Open the terminal and run screen float>500m rs<40 against tonight's close, then run it again with the ceiling flipped to see the other half of the picture. The terminal is part of tickerstance Pro at $28 a month, grandfathered, so the price you join at is the price you keep.
Frequently asked questions
What does `screen float>500m rs<40` find?
It returns names with a float of 500 million shares or more that are also ranking below 40 on relative strength, the battleship-supply names posting weak recent performance. It is the deliberate inverse of the low-float leader screens the rest of this cluster runs, built to make the float mechanic visible by looking at its opposite.
Is a high float always a bad sign for a stock?

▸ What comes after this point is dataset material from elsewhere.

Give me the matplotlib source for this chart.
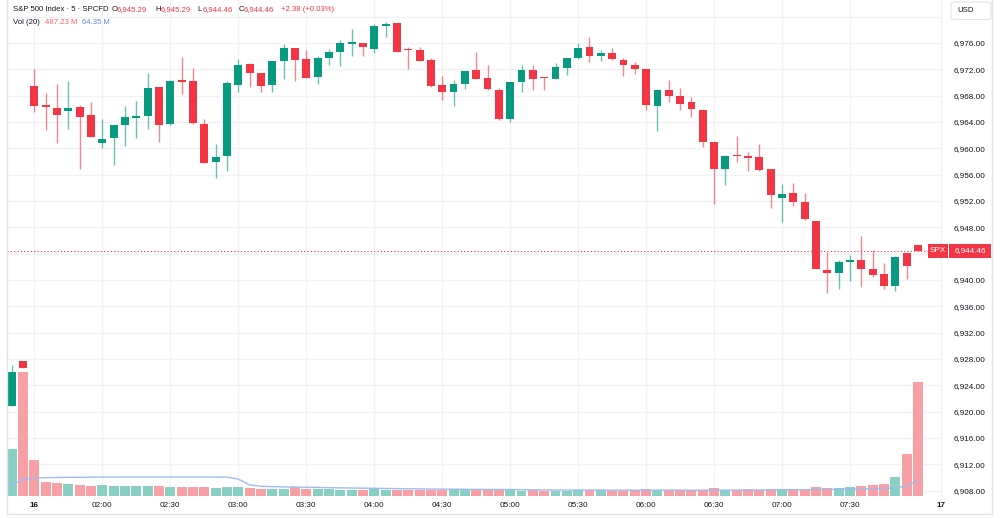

No. Float size by itself carries no quality judgment: drop the rs<40 filter and float>500m on its own returns plenty of the market's most durable, widely held leaders, some ranking in the 90s on leaders despite carrying floats in the hundreds of millions or billions of shares. What correlates with sluggish price action is the pairing of a big float with weak relative strength, rarely the float count on its own.
Why does a bigger float mean a stock needs more demand to move?
Price impact scales with dollars of buying spread across the shares available. The same wave of net buying that moves a 20 million-share float sharply barely dents a 500 million-share float, because that demand is diluted across a far larger pool of tradeable supply. It is arithmetic, not sentiment.
What is the difference between float and float percent (`fp`)?
Float is a share count, aliased flt; float percent (fp/floatpct) is that count divided by total shares outstanding (shares/so). A stock can carry 500 million shares outstanding and still have a low float percent if insiders or founders hold most of it, in which case its tradeable supply is tighter than the raw float number suggests.
How is this different from the low-float leader screens in this series?
Same command grammar, opposite thresholds. low-float-leaders runs leaders rs>90 float<40m to find thin-supply names with strong relative strength; this screen flips both sides, a floor of float>500m and a ceiling of rs<40, to find heavy-supply names with weak relative strength. Running the mechanic backwards is how you confirm it forwards.
Can `float>500m` be combined with other filters?
Yes. Space-separated predicates AND automatically, so screen float>500m rs<40 dollarvol>20m adds a liquidity floor, and screen float>500m rs>80, dropping the ceiling for a floor, shows the opposite lesson: enormous floats the market is still bidding for. Every field in the grammar composes the same way regardless of which screen you are running.